## START Collected data

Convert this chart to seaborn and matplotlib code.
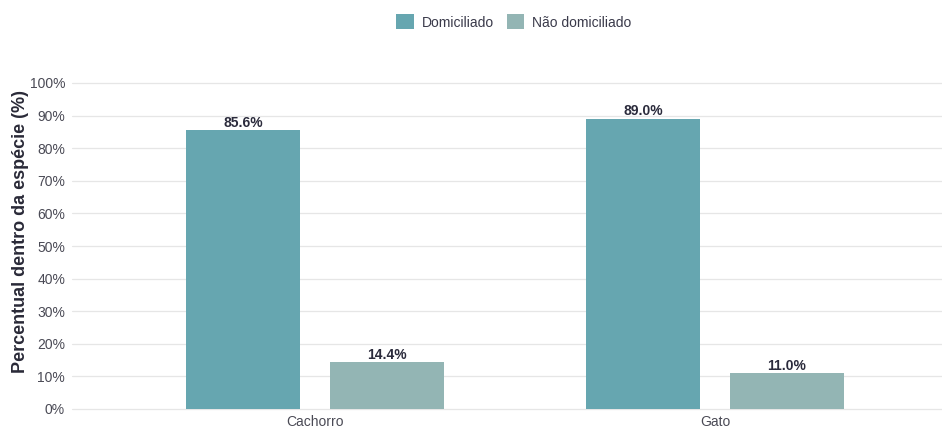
import matplotlib
matplotlib.use("Agg")
import matplotlib.pyplot as plt
import seaborn as sns
import pandas as pd
from matplotlib.patches import Patch
from matplotlib.ticker import FuncFormatter

especies = ["Cachorro", "Gato"]
situacoes = ["Domiciliado", "Não domiciliado"]
pct_domiciliado = [85.6, 89.0]
pct_nao_domiciliado = [14.4, 11.0]
cores = {"Domiciliado": "#66a6b0", "Não domiciliado": "#93b5b4"}

df = pd.DataFrame({
    "especie": especies * 2,
    "situacao": [situacoes[0]] * len(especies) + [situacoes[1]] * len(especies),
    "pct": pct_domiciliado + pct_nao_domiciliado,
})

sns.set_theme(style="white")
plt.rcParams["font.family"] = ["Liberation Sans", "DejaVu Sans"]

fig = plt.figure(figsize=(9.42, 4.28), dpi=100)
ax = fig.add_axes([72 / 942, 19 / 428, 870 / 942, 326 / 428])

sns.barplot(data=df, x="especie", y="pct", hue="situacao", order=especies,
            hue_order=situacoes, palette=cores, width=0.72, gap=0.21,
            saturation=1, errorbar=None, legend=False, linewidth=0, ax=ax)

for cont, vals in zip(ax.containers, [pct_domiciliado, pct_nao_domiciliado]):
    ax.bar_label(cont, labels=[f"{v:.1f}%" for v in vals], padding=0.3,
                 fontsize=10, fontweight="bold", color="#2b2b3c")

ax.set_xlim(-0.6075, 1.5675)
ax.set_ylim(0, 100)
ax.set_yticks(range(0, 101, 10))
ax.yaxis.set_major_formatter(FuncFormatter(lambda v, _: f"{v:.0f}%"))
ax.grid(axis="y", color="#e6e6e6", linewidth=0.9)
ax.set_axisbelow(True)
for ln in ax.get_ygridlines():
    ln.set_clip_on(False)
for s in ax.spines.values():
    s.set_visible(False)
ax.tick_params(axis="both", length=0, labelsize=10, labelcolor="#4a4a55", pad=5)
ax.tick_params(axis="x", pad=4)
ax.set_xlabel("")
ax.set_ylabel("Percentual dentro da espécie (%)", fontsize=13, fontweight="bold",
              color="#2a2a38")
ax.yaxis.set_label_coords(-0.049, 0.543)

handles = [Patch(facecolor=cores[s], edgecolor="none") for s in situacoes]
fig.legend(handles, situacoes, loc="center", bbox_to_anchor=(514 / 942, 1 - 22 / 428),
           ncol=2, frameon=False, fontsize=10, handlelength=1.25, handleheight=1.25,
           handletextpad=0.6, columnspacing=0.9, labelcolor="#3a3a4a")

fig.savefig("out.png", dpi=100, facecolor="white")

## END Collected data

• **Exercise goal**
Output each line exactly; omit every picture.

• **Answer to this exercise**
Convert this chart to seaborn and matplotlib code.
import matplotlib
matplotlib.use("Agg")
import matplotlib.pyplot as plt
import seaborn as sns
import pandas as pd
from matplotlib.patches import Patch
from matplotlib.ticker import FuncFormatter

especies = ["Cachorro", "Gato"]
situacoes = ["Domiciliado", "Não domiciliado"]
pct_domiciliado = [85.6, 89.0]
pct_nao_domiciliado = [14.4, 11.0]
cores = {"Domiciliado": "#66a6b0", "Não domiciliado": "#93b5b4"}

df = pd.DataFrame({
    "especie": especies * 2,
    "situacao": [situacoes[0]] * len(especies) + [situacoes[1]] * len(especies),
    "pct": pct_domiciliado + pct_nao_domiciliado,
})

sns.set_theme(style="white")
plt.rcParams["font.family"] = ["Liberation Sans", "DejaVu Sans"]

fig = plt.figure(figsize=(9.42, 4.28), dpi=100)
ax = fig.add_axes([72 / 942, 19 / 428, 870 / 942, 326 / 428])

sns.barplot(data=df, x="especie", y="pct", hue="situacao", order=especies,
            hue_order=situacoes, palette=cores, width=0.72, gap=0.21,
            saturation=1, errorbar=None, legend=False, linewidth=0, ax=ax)

for cont, vals in zip(ax.containers, [pct_domiciliado, pct_nao_domiciliado]):
    ax.bar_label(cont, labels=[f"{v:.1f}%" for v in vals], padding=0.3,
                 fontsize=10, fontweight="bold", color="#2b2b3c")

ax.set_xlim(-0.6075, 1.5675)
ax.set_ylim(0, 100)
ax.set_yticks(range(0, 101, 10))
ax.yaxis.set_major_formatter(FuncFormatter(lambda v, _: f"{v:.0f}%"))
ax.grid(axis="y", color="#e6e6e6", linewidth=0.9)
ax.set_axisbelow(True)
for ln in ax.get_ygridlines():
    ln.set_clip_on(False)
for s in ax.spines.values():
    s.set_visible(False)
ax.tick_params(axis="both", length=0, labelsize=10, labelcolor="#4a4a55", pad=5)
ax.tick_params(axis="x", pad=4)
ax.set_xlabel("")
ax.set_ylabel("Percentual dentro da espécie (%)", fontsize=13, fontweight="bold",
              color="#2a2a38")
ax.yaxis.set_label_coords(-0.049, 0.543)

handles = [Patch(facecolor=cores[s], edgecolor="none") for s in situacoes]
fig.legend(handles, situacoes, loc="center", bbox_to_anchor=(514 / 942, 1 - 22 / 428),
           ncol=2, frameon=False, fontsize=10, handlelength=1.25, handleheight=1.25,
           handletextpad=0.6, columnspacing=0.9, labelcolor="#3a3a4a")

fig.savefig("out.png", dpi=100, facecolor="white")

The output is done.